▶ [The exercise]:
In the listing below, pick out lines with "page".

Dataset rows:
════════════════
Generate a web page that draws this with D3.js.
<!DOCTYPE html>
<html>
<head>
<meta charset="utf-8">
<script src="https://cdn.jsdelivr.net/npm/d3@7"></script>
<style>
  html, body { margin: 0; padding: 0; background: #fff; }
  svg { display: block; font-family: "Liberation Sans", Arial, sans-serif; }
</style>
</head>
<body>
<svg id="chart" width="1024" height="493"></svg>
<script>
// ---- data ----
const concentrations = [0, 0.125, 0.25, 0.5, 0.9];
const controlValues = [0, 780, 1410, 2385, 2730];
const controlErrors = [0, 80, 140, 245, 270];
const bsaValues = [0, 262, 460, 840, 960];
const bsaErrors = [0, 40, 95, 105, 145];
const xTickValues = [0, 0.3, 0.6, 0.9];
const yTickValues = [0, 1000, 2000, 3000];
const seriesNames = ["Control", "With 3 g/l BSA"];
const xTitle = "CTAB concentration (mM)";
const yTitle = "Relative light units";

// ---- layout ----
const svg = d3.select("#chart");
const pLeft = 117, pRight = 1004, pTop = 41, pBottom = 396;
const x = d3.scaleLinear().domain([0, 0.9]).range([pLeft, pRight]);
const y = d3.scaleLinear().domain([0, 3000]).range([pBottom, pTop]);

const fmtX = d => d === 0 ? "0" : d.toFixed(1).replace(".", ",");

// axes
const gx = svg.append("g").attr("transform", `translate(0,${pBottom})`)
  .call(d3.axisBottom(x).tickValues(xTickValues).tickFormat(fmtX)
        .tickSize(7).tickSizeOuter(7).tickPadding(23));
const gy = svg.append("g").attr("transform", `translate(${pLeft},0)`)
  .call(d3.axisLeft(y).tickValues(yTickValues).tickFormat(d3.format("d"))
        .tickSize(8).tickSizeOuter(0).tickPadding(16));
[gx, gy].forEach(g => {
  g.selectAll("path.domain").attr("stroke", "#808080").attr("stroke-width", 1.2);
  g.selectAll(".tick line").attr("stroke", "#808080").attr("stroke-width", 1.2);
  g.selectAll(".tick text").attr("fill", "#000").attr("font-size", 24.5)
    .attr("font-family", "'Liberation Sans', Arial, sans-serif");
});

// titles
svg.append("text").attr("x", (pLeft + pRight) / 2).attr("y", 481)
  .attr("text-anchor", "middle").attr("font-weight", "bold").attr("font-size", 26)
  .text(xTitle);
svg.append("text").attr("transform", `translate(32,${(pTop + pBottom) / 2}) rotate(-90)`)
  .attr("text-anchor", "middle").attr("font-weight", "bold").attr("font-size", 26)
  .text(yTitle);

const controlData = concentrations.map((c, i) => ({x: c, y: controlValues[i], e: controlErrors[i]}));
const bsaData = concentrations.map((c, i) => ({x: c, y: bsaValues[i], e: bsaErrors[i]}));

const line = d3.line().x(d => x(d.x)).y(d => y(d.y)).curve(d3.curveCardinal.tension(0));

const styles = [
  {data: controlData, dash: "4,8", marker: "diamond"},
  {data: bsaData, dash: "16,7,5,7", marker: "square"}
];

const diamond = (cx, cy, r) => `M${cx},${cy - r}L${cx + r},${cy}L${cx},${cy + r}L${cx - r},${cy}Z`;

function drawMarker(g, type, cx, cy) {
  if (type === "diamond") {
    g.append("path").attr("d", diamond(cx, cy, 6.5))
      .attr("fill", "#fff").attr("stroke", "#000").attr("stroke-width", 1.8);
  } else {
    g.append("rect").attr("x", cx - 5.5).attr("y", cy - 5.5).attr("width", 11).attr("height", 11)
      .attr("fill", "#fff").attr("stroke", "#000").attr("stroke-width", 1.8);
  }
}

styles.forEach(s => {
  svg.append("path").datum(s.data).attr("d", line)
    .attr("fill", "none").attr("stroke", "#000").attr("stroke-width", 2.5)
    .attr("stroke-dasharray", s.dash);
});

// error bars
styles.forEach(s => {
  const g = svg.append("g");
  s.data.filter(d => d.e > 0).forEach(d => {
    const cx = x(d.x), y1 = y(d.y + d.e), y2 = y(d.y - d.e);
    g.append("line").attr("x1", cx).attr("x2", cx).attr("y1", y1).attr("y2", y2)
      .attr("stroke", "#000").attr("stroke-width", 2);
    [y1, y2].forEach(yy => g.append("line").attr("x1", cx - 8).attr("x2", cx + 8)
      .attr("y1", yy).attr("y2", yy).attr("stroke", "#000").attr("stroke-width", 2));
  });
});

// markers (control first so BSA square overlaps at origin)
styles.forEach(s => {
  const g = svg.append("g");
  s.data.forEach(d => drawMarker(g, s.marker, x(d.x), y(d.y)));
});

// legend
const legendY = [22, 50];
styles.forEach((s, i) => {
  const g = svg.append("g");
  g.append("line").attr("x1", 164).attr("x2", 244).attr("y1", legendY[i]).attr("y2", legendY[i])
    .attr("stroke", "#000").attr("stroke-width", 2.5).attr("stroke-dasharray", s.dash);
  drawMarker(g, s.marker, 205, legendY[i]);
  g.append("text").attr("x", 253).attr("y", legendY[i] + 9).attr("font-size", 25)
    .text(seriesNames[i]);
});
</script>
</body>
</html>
════════════════
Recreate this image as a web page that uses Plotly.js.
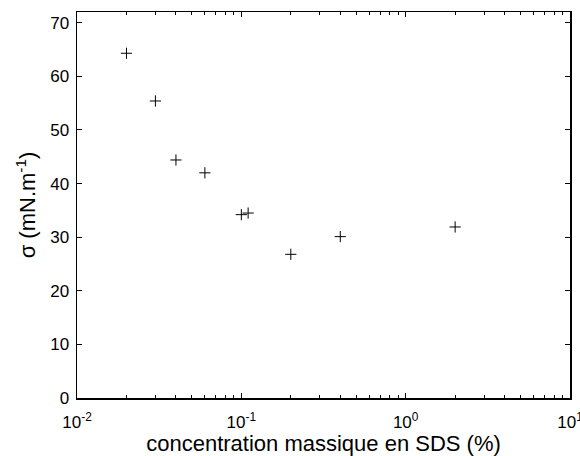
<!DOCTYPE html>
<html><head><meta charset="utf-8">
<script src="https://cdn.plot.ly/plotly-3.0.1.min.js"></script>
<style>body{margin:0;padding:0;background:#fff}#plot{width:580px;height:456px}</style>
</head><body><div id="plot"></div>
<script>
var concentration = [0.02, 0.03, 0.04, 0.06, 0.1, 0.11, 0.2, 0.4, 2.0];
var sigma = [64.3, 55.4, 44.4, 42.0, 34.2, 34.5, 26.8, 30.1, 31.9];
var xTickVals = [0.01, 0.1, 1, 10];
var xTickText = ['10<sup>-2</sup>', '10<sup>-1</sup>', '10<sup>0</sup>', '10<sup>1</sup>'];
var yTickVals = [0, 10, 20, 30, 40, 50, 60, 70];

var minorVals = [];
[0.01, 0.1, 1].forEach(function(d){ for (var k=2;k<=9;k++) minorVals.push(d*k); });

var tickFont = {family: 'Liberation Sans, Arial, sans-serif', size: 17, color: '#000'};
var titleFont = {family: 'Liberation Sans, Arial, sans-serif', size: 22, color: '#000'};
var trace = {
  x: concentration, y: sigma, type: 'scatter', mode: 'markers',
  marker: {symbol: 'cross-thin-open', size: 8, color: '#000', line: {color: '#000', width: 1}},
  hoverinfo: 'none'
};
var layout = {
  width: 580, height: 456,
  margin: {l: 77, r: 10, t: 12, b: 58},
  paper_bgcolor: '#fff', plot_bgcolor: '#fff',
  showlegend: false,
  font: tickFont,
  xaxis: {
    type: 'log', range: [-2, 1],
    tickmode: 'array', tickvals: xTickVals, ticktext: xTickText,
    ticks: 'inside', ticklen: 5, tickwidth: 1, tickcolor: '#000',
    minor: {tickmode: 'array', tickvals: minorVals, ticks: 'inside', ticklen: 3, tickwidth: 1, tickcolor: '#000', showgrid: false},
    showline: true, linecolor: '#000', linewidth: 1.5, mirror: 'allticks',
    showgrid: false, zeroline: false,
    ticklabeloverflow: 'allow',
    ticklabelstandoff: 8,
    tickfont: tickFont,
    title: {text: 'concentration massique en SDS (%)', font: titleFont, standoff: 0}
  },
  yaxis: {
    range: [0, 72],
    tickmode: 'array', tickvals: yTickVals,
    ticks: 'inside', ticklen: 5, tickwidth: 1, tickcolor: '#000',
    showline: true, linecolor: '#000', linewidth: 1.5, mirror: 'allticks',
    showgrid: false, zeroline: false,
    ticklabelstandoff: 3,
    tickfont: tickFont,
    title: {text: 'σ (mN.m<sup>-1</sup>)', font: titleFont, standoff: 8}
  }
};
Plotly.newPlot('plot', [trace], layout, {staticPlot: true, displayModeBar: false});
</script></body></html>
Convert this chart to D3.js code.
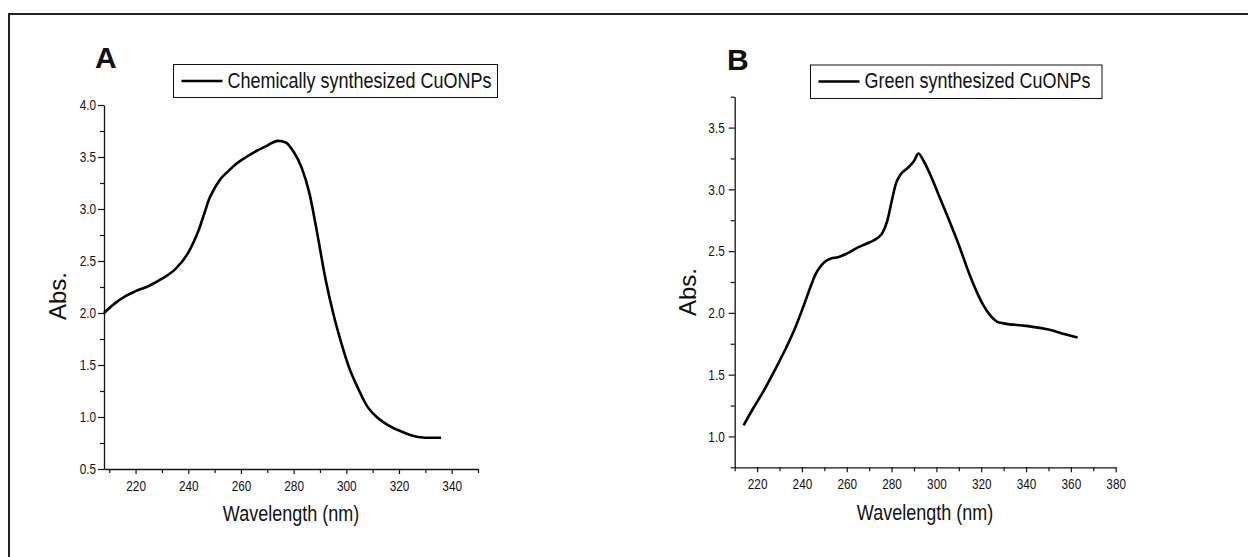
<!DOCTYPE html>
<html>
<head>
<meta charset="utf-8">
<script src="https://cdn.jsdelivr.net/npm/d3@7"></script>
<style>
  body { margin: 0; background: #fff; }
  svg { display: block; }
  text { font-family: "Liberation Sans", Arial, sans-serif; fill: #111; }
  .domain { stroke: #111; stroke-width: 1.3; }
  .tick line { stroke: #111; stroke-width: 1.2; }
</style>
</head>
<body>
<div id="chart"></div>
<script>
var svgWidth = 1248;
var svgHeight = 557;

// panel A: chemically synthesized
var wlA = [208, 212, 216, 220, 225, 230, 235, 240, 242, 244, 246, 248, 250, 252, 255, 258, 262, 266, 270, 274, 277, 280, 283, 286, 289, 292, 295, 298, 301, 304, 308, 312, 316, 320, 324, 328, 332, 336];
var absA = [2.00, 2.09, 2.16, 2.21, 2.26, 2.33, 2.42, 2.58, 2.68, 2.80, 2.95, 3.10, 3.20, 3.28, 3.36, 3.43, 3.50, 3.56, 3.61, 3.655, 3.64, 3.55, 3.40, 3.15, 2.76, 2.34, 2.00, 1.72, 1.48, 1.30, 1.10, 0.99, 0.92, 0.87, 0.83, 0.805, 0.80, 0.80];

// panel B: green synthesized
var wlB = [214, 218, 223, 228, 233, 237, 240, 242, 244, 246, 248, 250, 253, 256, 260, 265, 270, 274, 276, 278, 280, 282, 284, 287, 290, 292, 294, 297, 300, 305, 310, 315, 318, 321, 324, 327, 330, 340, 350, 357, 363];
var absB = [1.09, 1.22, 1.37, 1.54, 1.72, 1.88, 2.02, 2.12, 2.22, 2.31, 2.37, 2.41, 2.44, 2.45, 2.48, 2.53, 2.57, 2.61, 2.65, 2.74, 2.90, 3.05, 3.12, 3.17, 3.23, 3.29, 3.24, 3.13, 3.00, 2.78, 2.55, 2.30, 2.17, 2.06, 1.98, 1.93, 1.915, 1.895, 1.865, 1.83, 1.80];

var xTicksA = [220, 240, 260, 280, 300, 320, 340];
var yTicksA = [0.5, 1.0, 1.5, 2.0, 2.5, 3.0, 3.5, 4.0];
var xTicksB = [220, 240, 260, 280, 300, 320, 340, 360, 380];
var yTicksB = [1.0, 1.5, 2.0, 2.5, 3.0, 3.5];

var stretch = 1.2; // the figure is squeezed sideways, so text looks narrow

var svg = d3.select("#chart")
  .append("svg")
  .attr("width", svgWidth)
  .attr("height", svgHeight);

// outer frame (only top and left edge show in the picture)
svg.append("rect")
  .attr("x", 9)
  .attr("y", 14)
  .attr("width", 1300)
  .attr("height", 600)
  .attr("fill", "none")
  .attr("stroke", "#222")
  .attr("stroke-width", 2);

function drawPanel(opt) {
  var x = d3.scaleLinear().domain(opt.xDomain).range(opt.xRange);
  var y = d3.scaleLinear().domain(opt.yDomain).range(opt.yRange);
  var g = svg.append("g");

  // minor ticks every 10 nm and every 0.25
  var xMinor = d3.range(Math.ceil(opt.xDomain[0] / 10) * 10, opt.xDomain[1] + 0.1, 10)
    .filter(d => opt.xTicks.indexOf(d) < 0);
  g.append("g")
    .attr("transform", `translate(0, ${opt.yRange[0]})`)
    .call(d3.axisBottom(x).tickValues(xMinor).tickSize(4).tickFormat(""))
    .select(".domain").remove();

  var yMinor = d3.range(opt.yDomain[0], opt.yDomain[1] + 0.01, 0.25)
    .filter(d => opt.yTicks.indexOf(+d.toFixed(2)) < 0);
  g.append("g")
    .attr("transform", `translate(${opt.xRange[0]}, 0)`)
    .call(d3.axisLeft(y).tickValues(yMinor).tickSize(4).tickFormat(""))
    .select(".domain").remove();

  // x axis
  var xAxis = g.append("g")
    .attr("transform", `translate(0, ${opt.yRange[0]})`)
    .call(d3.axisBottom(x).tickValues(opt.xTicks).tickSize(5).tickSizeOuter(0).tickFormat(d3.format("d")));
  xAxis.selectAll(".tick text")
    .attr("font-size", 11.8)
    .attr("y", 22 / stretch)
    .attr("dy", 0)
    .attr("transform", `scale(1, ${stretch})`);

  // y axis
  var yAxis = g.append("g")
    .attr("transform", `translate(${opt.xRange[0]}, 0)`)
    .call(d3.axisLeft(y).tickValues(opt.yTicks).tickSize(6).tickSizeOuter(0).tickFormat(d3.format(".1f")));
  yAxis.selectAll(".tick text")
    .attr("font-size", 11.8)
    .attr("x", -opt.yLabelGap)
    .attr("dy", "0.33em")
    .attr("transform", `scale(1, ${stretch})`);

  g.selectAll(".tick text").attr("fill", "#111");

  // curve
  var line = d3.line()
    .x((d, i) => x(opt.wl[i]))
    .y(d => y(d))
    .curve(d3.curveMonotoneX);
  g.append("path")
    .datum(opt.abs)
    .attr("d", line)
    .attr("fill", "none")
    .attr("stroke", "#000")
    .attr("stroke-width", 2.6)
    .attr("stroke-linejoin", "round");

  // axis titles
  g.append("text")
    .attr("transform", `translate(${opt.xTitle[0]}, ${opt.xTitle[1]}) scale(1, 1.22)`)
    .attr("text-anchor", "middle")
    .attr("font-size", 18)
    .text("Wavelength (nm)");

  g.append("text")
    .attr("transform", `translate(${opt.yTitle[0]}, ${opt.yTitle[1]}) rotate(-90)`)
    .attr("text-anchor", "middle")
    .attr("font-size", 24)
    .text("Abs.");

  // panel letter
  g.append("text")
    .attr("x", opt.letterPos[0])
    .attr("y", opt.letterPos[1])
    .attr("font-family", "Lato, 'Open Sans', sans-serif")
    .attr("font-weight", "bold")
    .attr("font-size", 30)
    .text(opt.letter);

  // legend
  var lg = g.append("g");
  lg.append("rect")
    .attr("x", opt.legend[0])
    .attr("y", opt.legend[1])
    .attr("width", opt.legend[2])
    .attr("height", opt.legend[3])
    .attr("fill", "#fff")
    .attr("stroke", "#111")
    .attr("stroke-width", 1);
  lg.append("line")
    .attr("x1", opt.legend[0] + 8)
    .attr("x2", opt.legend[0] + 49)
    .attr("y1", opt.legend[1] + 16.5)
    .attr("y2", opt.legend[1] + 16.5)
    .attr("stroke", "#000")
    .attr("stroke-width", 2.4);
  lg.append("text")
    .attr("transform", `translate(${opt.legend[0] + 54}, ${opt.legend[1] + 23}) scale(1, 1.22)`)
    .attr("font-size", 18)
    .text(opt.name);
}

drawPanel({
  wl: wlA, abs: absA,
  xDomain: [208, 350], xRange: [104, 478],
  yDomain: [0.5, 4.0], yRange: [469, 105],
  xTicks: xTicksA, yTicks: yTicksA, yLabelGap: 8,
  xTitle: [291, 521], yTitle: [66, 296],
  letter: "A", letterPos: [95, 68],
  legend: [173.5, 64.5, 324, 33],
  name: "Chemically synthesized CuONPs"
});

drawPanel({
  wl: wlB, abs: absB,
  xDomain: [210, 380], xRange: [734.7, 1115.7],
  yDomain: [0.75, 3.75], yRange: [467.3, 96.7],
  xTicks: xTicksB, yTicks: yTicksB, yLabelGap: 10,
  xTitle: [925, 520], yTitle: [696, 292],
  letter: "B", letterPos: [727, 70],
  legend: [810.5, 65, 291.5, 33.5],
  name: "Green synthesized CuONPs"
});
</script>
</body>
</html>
════════════════
▶ [Output of the task]:
Generate a web page that draws this with D3.js.
Recreate this image as a web page that uses Plotly.js.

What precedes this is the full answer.